Create a Custom Strategy

Expert users may choose to extend an existing strategy by overriding its methods.

from pytorch_lightning.strategies import DDPStrategy


class CustomDDPStrategy(DDPStrategy):
    def configure_ddp(self):
        self.model = MyCustomDistributedDataParallel(
            self.model,
            device_ids=...,
        )

or by subclassing the base class Strategy to create new ones. These custom strategies can then be passed into the Trainer directly via the strategy parameter.

# custom plugins
trainer = Trainer(strategy=CustomDDPStrategy())

# fully custom accelerator and plugins
accelerator = MyAccelerator()
precision_plugin = MyPrecisionPlugin()
training_strategy = CustomDDPStrategy(accelerator=accelerator, precision_plugin=precision_plugin)
trainer = Trainer(strategy=training_strategy)

The complete list of built-in strategies is listed below.

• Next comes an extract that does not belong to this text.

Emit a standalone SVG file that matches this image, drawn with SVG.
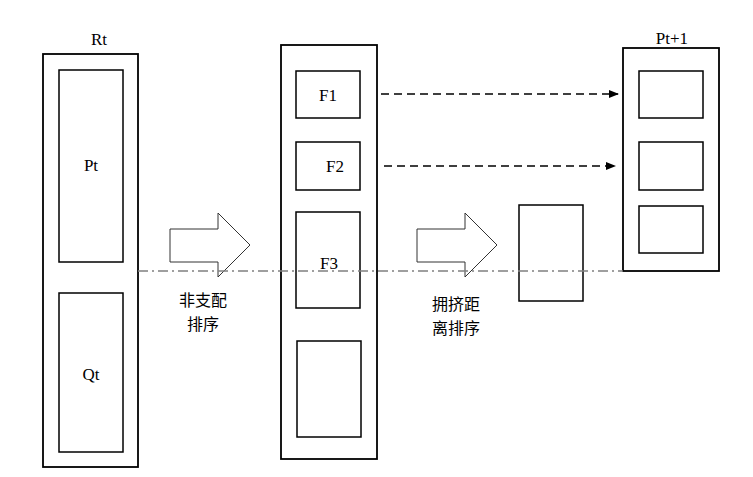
<svg xmlns="http://www.w3.org/2000/svg" width="753" height="477" viewBox="0 0 753 477">
<style>
.box{fill:#fff;stroke:#000;stroke-width:1.8}
.in{fill:#fff;stroke:#000;stroke-width:1.5}
.lbl{font-family:"Liberation Serif","Times New Roman",serif;font-size:17px;fill:#000;text-anchor:middle}
.cn{font-family:"Noto Sans CJK SC",sans-serif;font-size:16px;fill:#000;text-anchor:middle}
.dash{stroke:#000;stroke-width:1.3;stroke-dasharray:8,5;fill:none}
.blk{fill:#fff;stroke:#333;stroke-width:1}
</style>
<defs>
<marker id="ah" markerWidth="10" markerHeight="8" refX="9" refY="4" orient="auto" markerUnits="userSpaceOnUse">
<path d="M0,0 L10,4 L0,8 Z" fill="#000"/>
</marker>
</defs>
<g id="Rt">
<rect class="box" x="43" y="54" width="95" height="413"/>
<text class="lbl" x="99" y="45">Rt</text>
</g>
<g id="Pt">
<rect class="in" x="59" y="70" width="64" height="192"/>
<text class="lbl" x="91" y="171">Pt</text>
</g>
<g id="Qt">
<rect class="in" x="59" y="293" width="64" height="159"/>
<text class="lbl" x="91" y="380">Qt</text>
</g>
<g id="Fronts">
<rect class="box" x="281" y="45" width="96" height="414"/>
</g>
<g id="F1">
<rect class="in" x="296" y="71" width="64" height="47"/>
<text class="lbl" x="328" y="101">F1</text>
</g>
<g id="F2">
<rect class="in" x="296" y="142" width="64" height="48"/>
<text class="lbl" x="335" y="172">F2</text>
</g>
<g id="F3">
<rect class="in" x="296" y="212" width="64" height="96"/>
<text class="lbl" x="329" y="269">F3</text>
</g>
<g id="F4">
<rect class="in" x="297" y="341" width="64" height="96"/>
</g>
<g id="F3sel">
<rect class="in" x="519" y="205" width="64" height="96"/>
</g>
<g id="Pt1">
<rect class="box" x="623" y="48" width="96" height="223"/>
<text class="lbl" x="672" y="44">Pt+1</text>
</g>
<g id="Pt1a"><rect class="in" x="639" y="71" width="64" height="47"/></g>
<g id="Pt1b"><rect class="in" x="639" y="142" width="64" height="48"/></g>
<g id="Pt1c"><rect class="in" x="639" y="206" width="64" height="47"/></g>
<g id="sort1">
<path class="blk" d="M170,229 H218 V213 L250,245 L218,277 V262 H170 Z"/>
<text class="cn" x="203" y="306">非支配</text>
<text class="cn" x="203" y="330">排序</text>
</g>
<g id="sort2">
<path class="blk" d="M417,229 H465 V213 L497,245 L465,277 V262 H417 Z"/>
<text class="cn" x="456" y="310">拥挤距</text>
<text class="cn" x="456" y="334">离排序</text>
</g>
<g id="connectors">
<line class="dash" x1="381" y1="94" x2="618" y2="94" marker-end="url(#ah)"/>
<line class="dash" x1="384" y1="166" x2="615" y2="166" marker-end="url(#ah)"/>
<line x1="138" y1="271" x2="623" y2="271" stroke="#808080" stroke-width="1.5" stroke-dasharray="10,4,2,4" fill="none"/>
</g>
</svg>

Built-In Training Strategies

BaguaStrategy

Strategy for training using the Bagua library, with advanced distributed training algorithms and system optimizations.

DDP2Strategy

DDP2 behaves like DP in one node, but synchronization across nodes behaves like in DDP.

DDPFullyShardedStrategy

Plugin for Fully Sharded Data Parallel provided by FairScale.

DDPShardedStrategy

Optimizer and gradient sharded training provided by FairScale.

DDPSpawnShardedStrategy

Optimizer sharded training provided by FairScale.

DDPSpawnStrategy

Spawns processes using the torch.multiprocessing.spawn() method and joins processes after training finishes.

DDPStrategy

Strategy for multi-process single-device training on one or multiple nodes.

DataParallelStrategy

Implements data-parallel training in a single process, i.e., the model gets replicated to each device and each gets a split of the data.

DeepSpeedStrategy

Provides capabilities to run training using the DeepSpeed library, with training optimizations for large billion parameter models.

HorovodStrategy

Plugin for Horovod distributed training integration.

HPUParallelStrategy

Strategy for distributed training on multiple HPU devices.

IPUStrategy

Plugin for training on IPU devices.

ParallelStrategy

Plugin for training with multiple processes in parallel.

SingleDeviceStrategy

Strategy that handles communication on a single device.

SingleHPUStrategy

Strategy for training on single HPU device.

SingleTPUStrategy

Strategy for training on a single TPU device.

Strategy

Base class for all strategies that change the behaviour of the training, validation and test- loop.

TPUSpawnStrategy

Strategy for training multiple TPU devices using the torch_xla.distributed.xla_multiprocessing.spawn() method.